In analysing some of the details of Cameron’s EU deal, the proposals for index-linked child benefit payments to migrant workers appears sensible and fair, though what the reverse effect of this is unclear. Would, for instance, British migrant workers working and living in Warsaw or Riga or Dublin or Rome have their child benefit payments index-linked up? Cameron’s phased-in benefits package will also have no effect on immigration or on welfare and so is pure discrimination based on people’s unfounded fears of immigration. This ‘thin gruel’ will also lead to the discrimination of British migrant workers and a watering down of the EU’s founding principle of the free movement of people. The suspicion, too, remains that an anti-EU ‘thick gruel’ would not only have destroyed the EU as an advanced citizen-empowering political entity, but would also not have been hearty enough for the out brigade, who would no doubt have campaigned for Britain to leave just as vigorously whatever the ruins of the European ideal it left behind.
This can be also seen in the Eurosceptic Nigel Lawson, on Newsnight in 2012, ridiculing the awarding of the EU with the Nobel Peace Prize for having overseen the longest period of peace in Europe for two hundred years. Lawson claimed the EU had nothing to do with this and that it was Nato that had kept the peace. He also stated that people wouldn’t go to war without the EU because “people are more intelligent now.” This point was astonishing in refuting all the history books of two hundred years’ of bloody European conflict.
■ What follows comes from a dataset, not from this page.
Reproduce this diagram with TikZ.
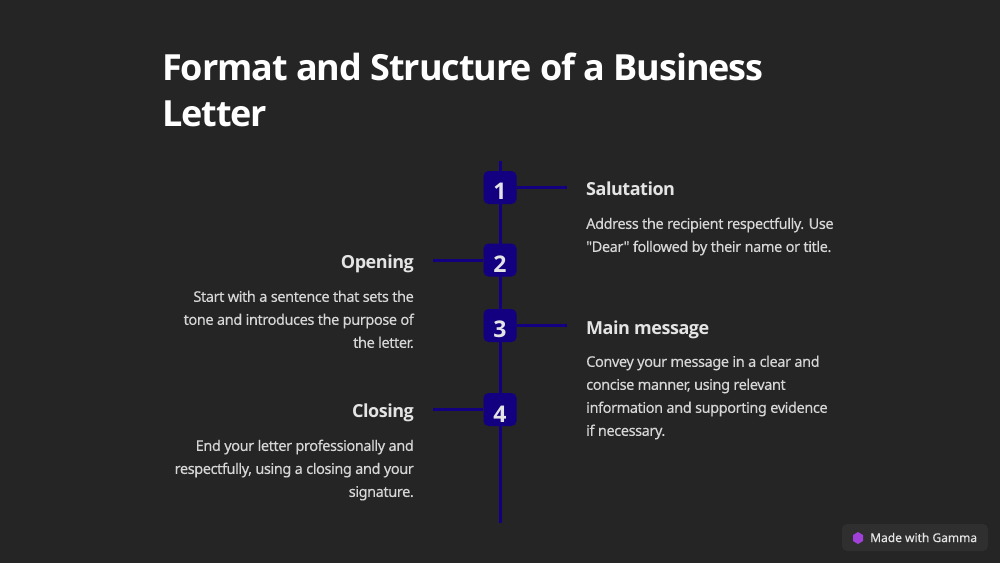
\documentclass[tikz,border=0pt]{standalone}
\usepackage{fontspec}
\setmainfont{Noto Sans}
\newfontfamily\bodyfont{Noto Sans}[LetterSpace=-3.1,FakeBold=0.15]
\newfontfamily\heavy{Open Sans}[LetterSpace=-2.6]
\newfontfamily\titlefont{Open Sans}[LetterSpace=-3.0]
\newfontfamily\badgefont{Noto Sans}[FakeBold=0.5]
\definecolor{bg}{HTML}{252525}
\definecolor{navy}{HTML}{130080}
\definecolor{bodyc}{HTML}{D6D6D6}
\definecolor{headc}{HTML}{E4E4E4}
\definecolor{badge}{HTML}{2F2F2F}
\definecolor{gem}{HTML}{A040D8}
\tikzset{
 line/.style={draw=navy,line width=3pt},
 num/.style={fill=navy,rounded corners=5pt,minimum size=33pt,inner sep=0pt},
 numtxt/.style={text=headc,inner sep=0pt,font=\heavy\fontsize{23}{23}\selectfont\bfseries},
 headl/.style={anchor=base west,inner sep=0pt,text=headc,font=\heavy\fontsize{18}{18}\selectfont\bfseries},
 headr/.style={anchor=base east,inner sep=0pt,text=headc,font=\heavy\fontsize{18}{18}\selectfont\bfseries},
 bodyl/.style={anchor=north west,inner sep=0pt,align=left,text=bodyc,font=\bodyfont\fontsize{14.6}{23}\selectfont},
 bodyr/.style={anchor=north east,inner sep=0pt,align=right,text=bodyc,font=\bodyfont\fontsize{14.6}{23}\selectfont},
 titlet/.style={anchor=base west,inner sep=0pt,text=white,font=\titlefont\fontsize{36}{46}\selectfont\bfseries},
}
\begin{document}
\begin{tikzpicture}[x=1pt,y=-1pt]
\useasboundingbox (0,0) rectangle (1000,563);
\fill[bg] (0,0) rectangle (1000,563);
\node[titlet] (title) at (162,80.5) {Format and Structure of a Business};
\node[titlet] (title2) at (162,126.5) {Letter};
\coordinate (top) at (500,161);
\coordinate (bot) at (500,523);
\coordinate (e1) at (567,187);
\coordinate (e2) at (433,260);
\coordinate (e3) at (567,325);
\coordinate (e4) at (433,409);
\draw[line] (top) -- (bot);
\node[num] (n1) at (500,187.5) {};
\node[num] (n2) at (500,260) {};
\node[num] (n3) at (500,325.5) {};
\node[num] (n4) at (500,409.5) {};
\node[numtxt] (t1) at (500,191.5) {1};
\node[numtxt] (t2) at (500,264.5) {2};
\node[numtxt] (t3) at (500,329.5) {3};
\node[numtxt] (t4) at (500,414) {4};
\draw[line] (n1.east |- e1) -- (e1);
\draw[line] (n2.west |- e2) -- (e2);
\draw[line] (n3.east |- e3) -- (e3);
\draw[line] (n4.west |- e4) -- (e4);
\node[headl] (h1) at (586,195.5) {Salutation};
\node[bodyl] (b1) at (586,217.5) {Address the recipient respectfully. Use\\\symbol{34}Dear\symbol{34} followed by their name or title.};
\node[headr] (h2) at (414,268.5) {Opening};
\node[bodyr] (b2) at (414,290.5) {Start with a sentence that sets the\\tone and introduces the purpose of\\the letter.};
\node[headl] (h3) at (586,334.5) {Main message};
\node[bodyl] (b3) at (586,355.5) {Convey your message in a clear and\\concise manner, using relevant\\information and supporting evidence\\if necessary.};
\node[headr] (h4) at (414,417.5) {Closing};
\node[bodyr] (b4) at (414,439.5) {End your letter professionally and\\respectfully, using a closing and your\\signature.};
\fill[badge,rounded corners=5pt] (842,524) rectangle (988,551);
\fill[gem] (858,532) -- (863,535) -- (863,541) -- (858,544) -- (853,541) -- (853,535) -- cycle;
\node[anchor=base west,inner sep=0pt,text=headc,font=\badgefont\fontsize{12}{12}\selectfont] (g) at (870,542) {Made with Gamma};
\end{tikzpicture}
\end{document}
It was not large, powerful, competing nations in close proximity with divergent histories, cultures, values and national interests that caused all the conflict. It simply boiled down to intelligence, and a lack of it.
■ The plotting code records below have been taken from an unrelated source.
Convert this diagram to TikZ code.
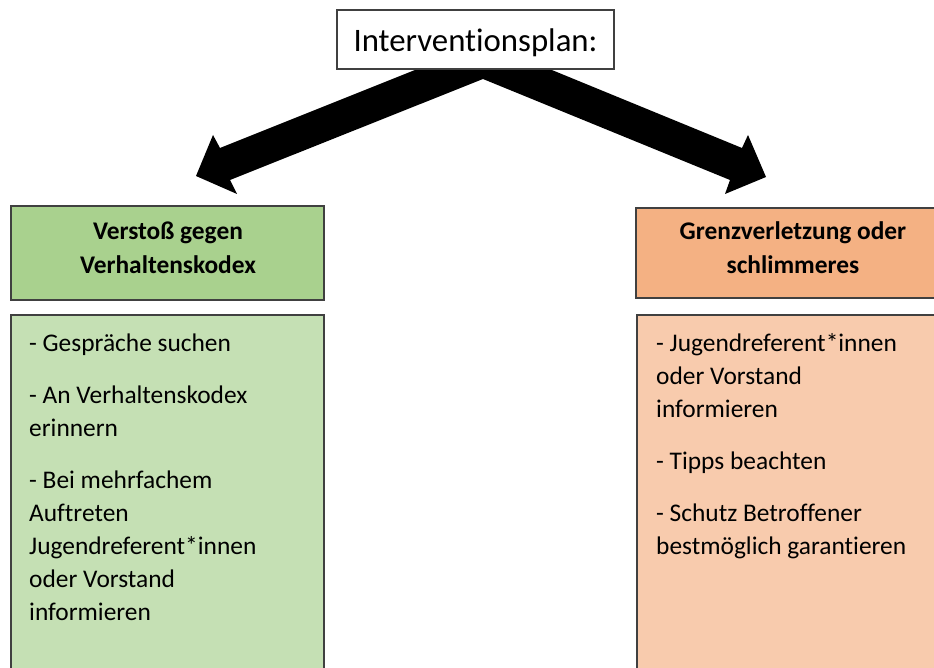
\documentclass[tikz,border=0pt]{standalone}
\usepackage{fontspec}
\setmainfont{Carlito}[Ligatures=NoCommon]
\definecolor{gheadc}{HTML}{A9D18E}
\definecolor{gbodyc}{HTML}{C5E0B4}
\definecolor{oheadc}{HTML}{F4B183}
\definecolor{obodyc}{HTML}{F8CBAD}
\definecolor{boxline}{HTML}{404040}
\tikzset{
  panel/.style={draw=boxline, line width=2pt, anchor=north west, inner sep=0pt},
  headtext/.style={font=\bfseries\fontsize{25.4}{33}\selectfont, anchor=base, inner sep=0pt, text=black},
  bodytext/.style={font=\fontsize{25.4}{33}\selectfont, anchor=base west, inner sep=0pt, text=black},
}
\begin{document}
\begin{tikzpicture}[x=1pt,y=-1pt]
\clip (0,0) rectangle (934,668);
\fill[white] (0,0) rectangle (934,668);
% arrow shape coordinates
\coordinate (lA) at (420,68);
\coordinate (lB) at (220,148);
\coordinate (lC) at (213,135);
\coordinate (lTip) at (196,176);
\coordinate (lD) at (237,194);
\coordinate (lE) at (230,180);
\coordinate (apex) at (483,79);
\coordinate (rE) at (730,180);
\coordinate (rD) at (725,194);
\coordinate (rTip) at (766,177);
\coordinate (rC) at (748,135);
\coordinate (rB) at (742,148);
\coordinate (rA) at (547,68);
\fill[black] (lA) -- (lB) -- (lC) -- (lTip) -- (lD) -- (lE) -- (apex) -- (rE) -- (rD) -- (rTip) -- (rC) -- (rB) -- (rA) -- cycle;
% top box
\node[panel, fill=white, minimum width=277pt, minimum height=59pt] (top) at (336,9) {};
\node[anchor=base, inner sep=0pt, font=\fontsize{32.8}{38}\selectfont] (toptext) at (475.5,52) {Interventionsplan:};
% headers
\node[panel, fill=gheadc, minimum width=313pt, minimum height=94pt] (ghead) at (10,205) {};
\node[headtext] (gh1) at (168,240) {Verstoß gegen};
\node[headtext] (gh2) at (168,273) {Verhaltenskodex};
\node[panel, fill=oheadc, minimum width=316pt, minimum height=90pt] (ohead) at (635,207) {};
\node[headtext] (oh1) at (793,240) {Grenzverletzung oder};
\node[headtext] (oh2) at (793,273) {schlimmeres};
% body panels
\node[panel, fill=gbodyc, minimum width=313pt, minimum height=400pt] (gbody) at (10,314) {};
\node[panel, fill=obodyc, minimum width=313pt, minimum height=400pt] (obody) at (636,314) {};
% body texts (green)
\node[bodytext] (g1) at (29,351) {- Gespräche suchen};
\node[bodytext] (g2) at (29,403) {- An Verhaltenskodex};
\node[bodytext] (g3) at (29,436) {erinnern};
\node[bodytext] (g4) at (29,488) {- Bei mehrfachem};
\node[bodytext] (g5) at (29,521) {Auftreten};
\node[bodytext] (g6) at (29,554) {Jugendreferent*innen};
\node[bodytext] (g7) at (29,587) {oder Vorstand};
\node[bodytext] (g8) at (29,620) {informieren};
% body texts (orange)
\node[bodytext] (o1) at (656,351) {- Jugendreferent*innen};
\node[bodytext] (o2) at (656,384) {oder Vorstand};
\node[bodytext] (o3) at (656,417) {informieren};
\node[bodytext] (o4) at (656,469) {- Tipps beachten};
\node[bodytext] (o5) at (656,521) {- Schutz Betroffener};
\node[bodytext] (o6) at (656,554) {bestmöglich garantieren};
\end{tikzpicture}
\end{document}
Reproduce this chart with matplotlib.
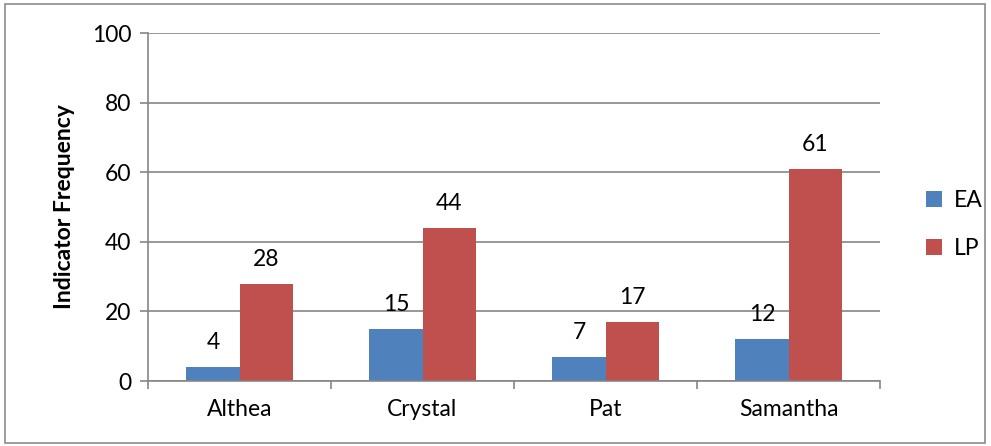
import numpy as np
from matplotlib import pyplot as plt
from matplotlib.patches import Rectangle

names = ["Althea", "Crystal", "Pat", "Samantha"]
ea = [4, 15, 7, 12]
lp = [28, 44, 17, 61]
yticks = [0, 20, 40, 60, 80, 100]

plt.rcParams['font.family'] = ['Lato', 'DejaVu Sans']
fs = 16.5

fig = plt.figure(figsize=(9.91, 4.46), dpi=100)
ax = fig.add_axes([148/991, 65/446, 732/991, 348/446])

# outer frame
fig.patches.append(Rectangle((5/991, 3/446), 980/991, 439/446, transform=fig.transFigure,
                             fill=False, edgecolor='#8c8c8c', linewidth=1.2))

x = np.arange(len(names))
w = 0.29
b1 = ax.bar(x - w/2, ea, w, color='#4F81BD', label='EA')
b2 = ax.bar(x + w/2, lp, w, color='#C0504D', label='LP')

for bars, vals in [(b1, ea), (b2, lp)]:
    for r, v in zip(bars, vals):
        ax.text(r.get_x() + r.get_width()/2, v + 4, str(v), ha='center', va='bottom', fontsize=fs)

ax.set_xlim(-0.5, len(names) - 0.5)
ax.set_ylim(0, 100)
ax.set_yticks(yticks)
ax.tick_params(axis='y', labelsize=fs, length=6, color='#868686', width=1.2, pad=6)
ax.set_xticks(x)
ax.set_xticklabels(names, fontsize=fs)
ax.set_xticks(np.arange(len(names) + 1) - 0.5, minor=True)
ax.tick_params(axis='x', which='major', length=0, pad=13)
ax.tick_params(axis='x', which='minor', length=6, color='#868686', width=1.2)

ax.grid(axis='y', color='#868686', linewidth=1.2)
ax.set_axisbelow(True)
for s in ['top', 'right']:
    ax.spines[s].set_visible(False)
for s in ['left', 'bottom']:
    ax.spines[s].set_color('#868686')
    ax.spines[s].set_linewidth(1.2)

ax.set_ylabel('Indicator Frequency', fontsize=fs, fontweight='bold', labelpad=12)

ax.legend(loc='center left', bbox_to_anchor=(1.035, 0.45), frameon=False, fontsize=fs,
          handlelength=0.7, handleheight=0.7, handletextpad=0.5, labelspacing=1.2)

fig.savefig('out.png', dpi=100)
Pro-EU supporters would also claim with some justification that Nato was designed for external threats (the Warsaw Pact) not internal discord between members, and that military alliances make war less likely but political integration makes it impossible. They would argue too that all the alliances of Europe at the turn of the 20th Century didn’t stop it becoming the bloodiest century in human history, and that Nato has proved ineffective in deterring Russia’s ambitions in Eastern Europe and Eurasia.
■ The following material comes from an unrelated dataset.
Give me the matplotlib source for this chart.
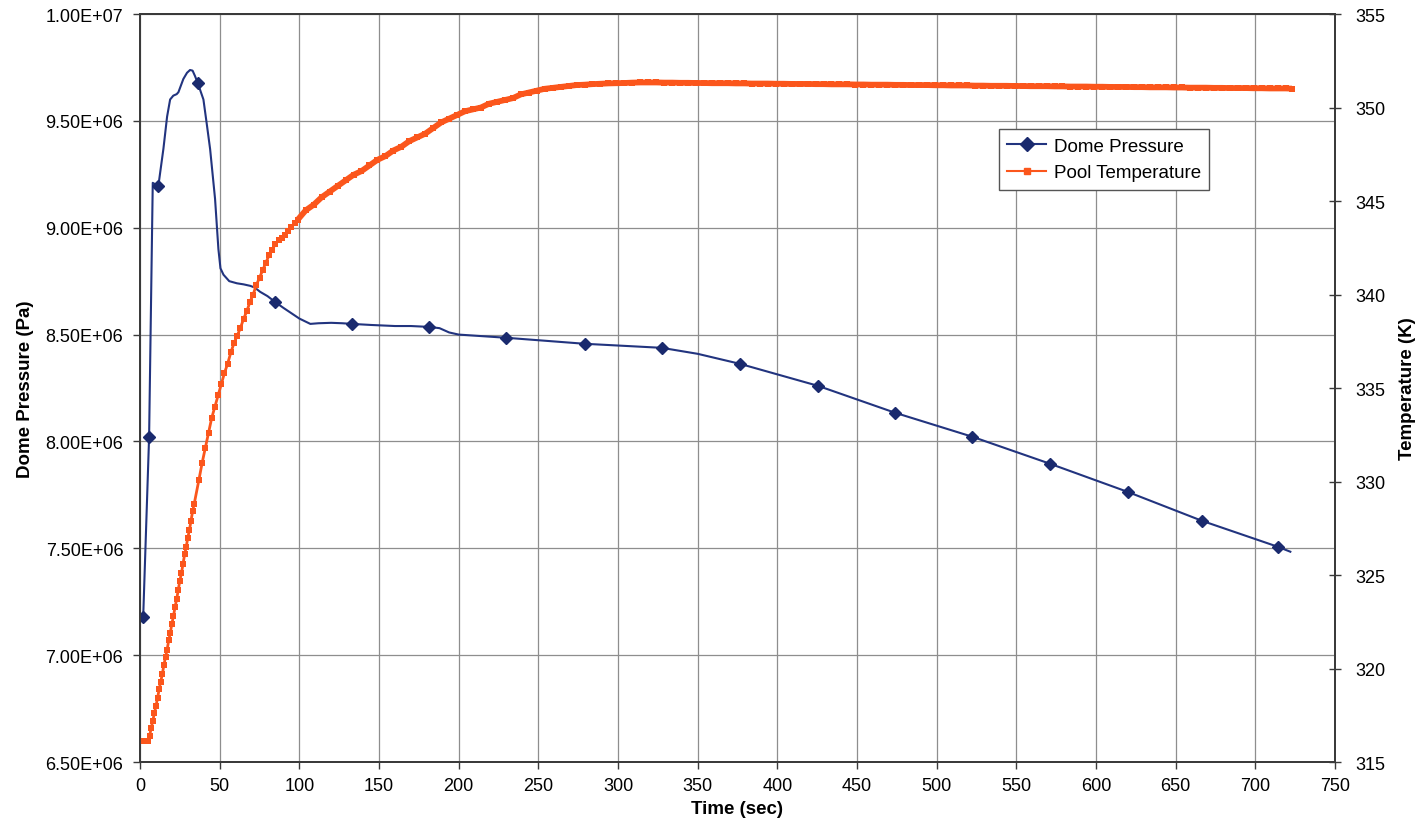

The self-serving nature of modern British Conservatism can also been seen in the distancing of senior conservative politicians from the Eurosceptic cause. Boris Johnson in his biography of Winston Churchill likened the EU to the nazification of Europe. Ridiculous or not, you could not get a stronger endorsement of the Eurosceptic cause than that, and yet at the very time to enact your political principles and beliefs; the very time to take your place in history and lead Britain away from this EU menace, Boris has shied away, eyeing personal political advancement, a leadership contest, or even an uncontested coronation as a greater prize. It is a far cry from “we’ll fight them on the beaches”. Boris would rather fight them at state banquets. Ditto Theresa May. Other cabinet ministers like Michael Gove are also struggling with their consciences of putting political conviction and belief ahead of personal advancement.
Rees-Mogg’s clever ‘thin gruel’ metaphor inadvertently shows that wherever Britain’s future and huge national interests lie, in or out of the EU, the Conservative Party puts its own interests first.